**What you are asked to do:** Show every line containing "that" by copying it.

----

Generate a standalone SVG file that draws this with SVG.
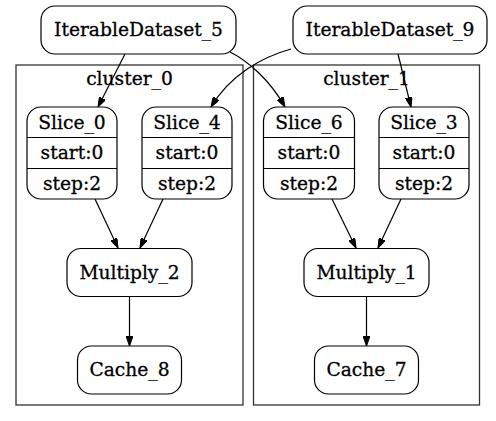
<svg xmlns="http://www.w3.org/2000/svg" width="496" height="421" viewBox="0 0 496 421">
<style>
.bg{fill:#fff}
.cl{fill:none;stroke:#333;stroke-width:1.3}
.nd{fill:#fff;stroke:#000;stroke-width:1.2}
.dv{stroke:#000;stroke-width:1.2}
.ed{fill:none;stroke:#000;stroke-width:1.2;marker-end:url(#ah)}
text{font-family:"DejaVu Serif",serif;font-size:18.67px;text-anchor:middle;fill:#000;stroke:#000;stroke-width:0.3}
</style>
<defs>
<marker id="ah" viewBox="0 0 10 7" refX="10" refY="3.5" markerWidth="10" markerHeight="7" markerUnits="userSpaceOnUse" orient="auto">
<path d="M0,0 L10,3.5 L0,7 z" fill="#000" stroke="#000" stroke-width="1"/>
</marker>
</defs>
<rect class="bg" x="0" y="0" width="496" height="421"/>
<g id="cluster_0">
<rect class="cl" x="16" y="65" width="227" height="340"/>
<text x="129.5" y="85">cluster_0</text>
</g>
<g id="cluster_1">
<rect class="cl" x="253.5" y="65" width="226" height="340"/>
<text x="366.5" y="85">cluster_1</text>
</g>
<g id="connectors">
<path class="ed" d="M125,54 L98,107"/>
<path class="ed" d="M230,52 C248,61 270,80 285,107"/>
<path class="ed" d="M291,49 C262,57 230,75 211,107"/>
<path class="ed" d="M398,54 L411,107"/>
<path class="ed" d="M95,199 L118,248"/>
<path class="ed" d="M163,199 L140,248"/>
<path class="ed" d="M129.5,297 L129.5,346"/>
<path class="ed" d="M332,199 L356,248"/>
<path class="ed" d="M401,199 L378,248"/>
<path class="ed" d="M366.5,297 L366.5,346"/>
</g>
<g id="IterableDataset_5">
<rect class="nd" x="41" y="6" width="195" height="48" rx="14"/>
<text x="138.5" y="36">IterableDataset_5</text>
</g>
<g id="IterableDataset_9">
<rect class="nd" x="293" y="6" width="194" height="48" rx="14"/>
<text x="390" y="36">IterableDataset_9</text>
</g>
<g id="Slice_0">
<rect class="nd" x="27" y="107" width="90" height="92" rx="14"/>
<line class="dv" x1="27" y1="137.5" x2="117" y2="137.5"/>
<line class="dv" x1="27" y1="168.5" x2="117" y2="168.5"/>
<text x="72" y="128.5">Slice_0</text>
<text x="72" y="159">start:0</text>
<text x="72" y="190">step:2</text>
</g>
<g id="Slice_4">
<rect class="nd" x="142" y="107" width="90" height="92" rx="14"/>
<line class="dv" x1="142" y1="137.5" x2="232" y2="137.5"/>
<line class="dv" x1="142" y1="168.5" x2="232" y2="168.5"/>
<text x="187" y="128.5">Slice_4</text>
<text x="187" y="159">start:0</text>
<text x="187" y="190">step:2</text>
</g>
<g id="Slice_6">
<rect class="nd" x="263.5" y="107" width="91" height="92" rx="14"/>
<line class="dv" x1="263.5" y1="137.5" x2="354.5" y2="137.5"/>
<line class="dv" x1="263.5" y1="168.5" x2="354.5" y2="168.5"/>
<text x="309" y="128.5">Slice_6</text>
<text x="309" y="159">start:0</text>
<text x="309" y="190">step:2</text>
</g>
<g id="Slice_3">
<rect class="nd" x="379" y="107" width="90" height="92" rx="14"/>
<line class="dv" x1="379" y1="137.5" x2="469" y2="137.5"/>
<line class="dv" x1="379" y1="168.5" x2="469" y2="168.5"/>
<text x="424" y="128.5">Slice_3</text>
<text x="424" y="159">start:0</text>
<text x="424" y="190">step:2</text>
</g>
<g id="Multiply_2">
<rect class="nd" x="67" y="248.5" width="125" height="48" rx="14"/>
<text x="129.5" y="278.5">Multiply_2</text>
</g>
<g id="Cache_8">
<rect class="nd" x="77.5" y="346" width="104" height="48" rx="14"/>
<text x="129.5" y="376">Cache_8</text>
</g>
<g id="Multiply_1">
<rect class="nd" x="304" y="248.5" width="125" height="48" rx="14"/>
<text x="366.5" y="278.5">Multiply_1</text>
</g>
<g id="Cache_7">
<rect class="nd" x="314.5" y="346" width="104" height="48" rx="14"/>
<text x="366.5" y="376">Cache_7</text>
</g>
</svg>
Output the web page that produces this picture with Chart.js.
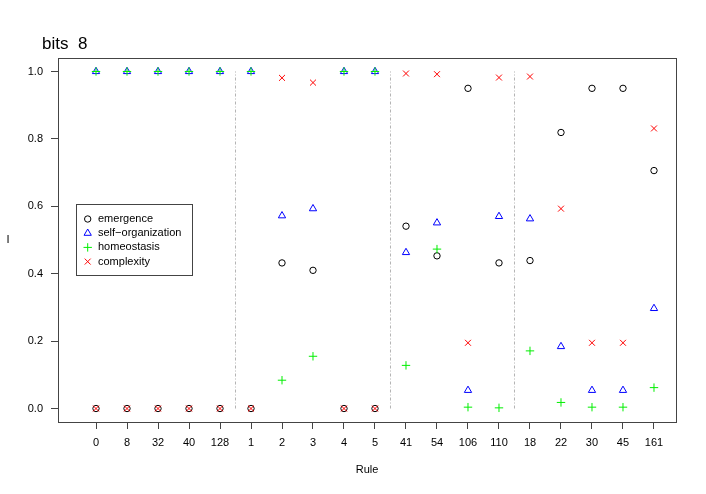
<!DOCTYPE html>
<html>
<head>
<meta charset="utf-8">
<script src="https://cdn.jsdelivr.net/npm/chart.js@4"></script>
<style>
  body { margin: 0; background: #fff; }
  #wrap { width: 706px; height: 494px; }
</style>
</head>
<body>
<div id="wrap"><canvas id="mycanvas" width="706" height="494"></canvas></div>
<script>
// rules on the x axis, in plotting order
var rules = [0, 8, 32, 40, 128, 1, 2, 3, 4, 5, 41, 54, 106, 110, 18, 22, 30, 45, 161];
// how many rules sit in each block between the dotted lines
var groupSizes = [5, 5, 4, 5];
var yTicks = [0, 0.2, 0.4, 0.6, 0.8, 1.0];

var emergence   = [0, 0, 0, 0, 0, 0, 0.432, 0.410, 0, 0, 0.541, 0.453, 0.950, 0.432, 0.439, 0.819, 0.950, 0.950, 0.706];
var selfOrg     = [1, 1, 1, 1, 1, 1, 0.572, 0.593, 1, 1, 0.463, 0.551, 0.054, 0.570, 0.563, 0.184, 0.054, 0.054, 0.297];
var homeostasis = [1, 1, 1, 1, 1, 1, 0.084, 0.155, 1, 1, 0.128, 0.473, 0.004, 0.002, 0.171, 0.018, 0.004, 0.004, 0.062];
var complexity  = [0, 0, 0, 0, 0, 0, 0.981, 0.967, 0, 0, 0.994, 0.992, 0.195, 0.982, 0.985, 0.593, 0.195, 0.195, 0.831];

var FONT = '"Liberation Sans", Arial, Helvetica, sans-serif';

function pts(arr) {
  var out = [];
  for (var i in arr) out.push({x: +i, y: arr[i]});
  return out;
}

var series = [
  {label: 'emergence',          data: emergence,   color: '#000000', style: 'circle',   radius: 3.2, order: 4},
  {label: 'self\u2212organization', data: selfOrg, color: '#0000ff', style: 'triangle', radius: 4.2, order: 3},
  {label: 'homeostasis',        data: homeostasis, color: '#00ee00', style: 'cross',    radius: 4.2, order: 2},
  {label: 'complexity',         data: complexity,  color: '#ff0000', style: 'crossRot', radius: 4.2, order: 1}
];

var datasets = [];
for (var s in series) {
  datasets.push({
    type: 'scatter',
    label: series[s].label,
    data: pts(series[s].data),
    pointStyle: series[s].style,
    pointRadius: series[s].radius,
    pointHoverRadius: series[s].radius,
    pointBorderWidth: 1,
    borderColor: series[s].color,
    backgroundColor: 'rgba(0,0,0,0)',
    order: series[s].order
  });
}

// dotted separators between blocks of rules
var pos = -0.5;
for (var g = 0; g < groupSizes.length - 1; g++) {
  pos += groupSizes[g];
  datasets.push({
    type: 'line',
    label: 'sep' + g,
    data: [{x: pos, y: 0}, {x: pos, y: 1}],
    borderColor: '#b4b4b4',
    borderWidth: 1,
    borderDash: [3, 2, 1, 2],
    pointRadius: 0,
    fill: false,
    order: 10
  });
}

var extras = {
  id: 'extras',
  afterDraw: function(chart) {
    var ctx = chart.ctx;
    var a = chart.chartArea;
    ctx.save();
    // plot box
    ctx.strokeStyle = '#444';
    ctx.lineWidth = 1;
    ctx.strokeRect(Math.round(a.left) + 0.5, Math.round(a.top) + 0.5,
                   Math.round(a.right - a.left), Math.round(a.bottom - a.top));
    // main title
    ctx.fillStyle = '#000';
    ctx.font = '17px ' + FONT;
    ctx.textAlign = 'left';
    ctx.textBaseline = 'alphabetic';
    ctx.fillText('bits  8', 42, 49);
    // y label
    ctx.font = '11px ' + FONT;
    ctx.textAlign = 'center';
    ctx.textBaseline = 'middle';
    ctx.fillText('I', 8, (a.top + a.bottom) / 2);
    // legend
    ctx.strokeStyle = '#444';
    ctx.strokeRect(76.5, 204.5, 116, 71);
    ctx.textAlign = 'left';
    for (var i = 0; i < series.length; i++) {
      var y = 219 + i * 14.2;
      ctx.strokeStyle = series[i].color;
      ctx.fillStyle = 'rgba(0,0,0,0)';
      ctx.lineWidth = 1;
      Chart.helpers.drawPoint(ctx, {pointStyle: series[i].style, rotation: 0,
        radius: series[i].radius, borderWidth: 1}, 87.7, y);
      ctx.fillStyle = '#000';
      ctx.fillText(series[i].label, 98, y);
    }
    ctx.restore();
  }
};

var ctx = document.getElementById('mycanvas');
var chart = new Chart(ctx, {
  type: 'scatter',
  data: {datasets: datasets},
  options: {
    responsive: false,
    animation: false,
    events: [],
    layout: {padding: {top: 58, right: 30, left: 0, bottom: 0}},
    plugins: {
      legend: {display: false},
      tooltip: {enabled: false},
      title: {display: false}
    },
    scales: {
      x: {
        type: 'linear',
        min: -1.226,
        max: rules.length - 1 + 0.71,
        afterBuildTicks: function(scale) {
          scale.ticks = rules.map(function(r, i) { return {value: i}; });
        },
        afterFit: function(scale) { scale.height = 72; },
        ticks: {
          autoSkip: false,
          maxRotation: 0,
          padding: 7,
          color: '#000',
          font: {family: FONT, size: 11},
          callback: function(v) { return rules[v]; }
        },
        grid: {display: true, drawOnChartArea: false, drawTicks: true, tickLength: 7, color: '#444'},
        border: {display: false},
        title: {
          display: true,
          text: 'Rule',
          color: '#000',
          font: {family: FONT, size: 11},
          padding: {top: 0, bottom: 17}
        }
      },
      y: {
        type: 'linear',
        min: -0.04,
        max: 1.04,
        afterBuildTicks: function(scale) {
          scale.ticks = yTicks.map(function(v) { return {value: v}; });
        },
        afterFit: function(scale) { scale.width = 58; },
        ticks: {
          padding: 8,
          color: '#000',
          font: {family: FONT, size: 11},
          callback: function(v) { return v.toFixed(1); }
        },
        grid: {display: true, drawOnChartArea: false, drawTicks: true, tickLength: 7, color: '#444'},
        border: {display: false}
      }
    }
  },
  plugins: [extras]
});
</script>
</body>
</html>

----

**Expected answer:**
Generate a standalone SVG file that draws this with SVG.
Output the web page that produces this picture with Chart.js.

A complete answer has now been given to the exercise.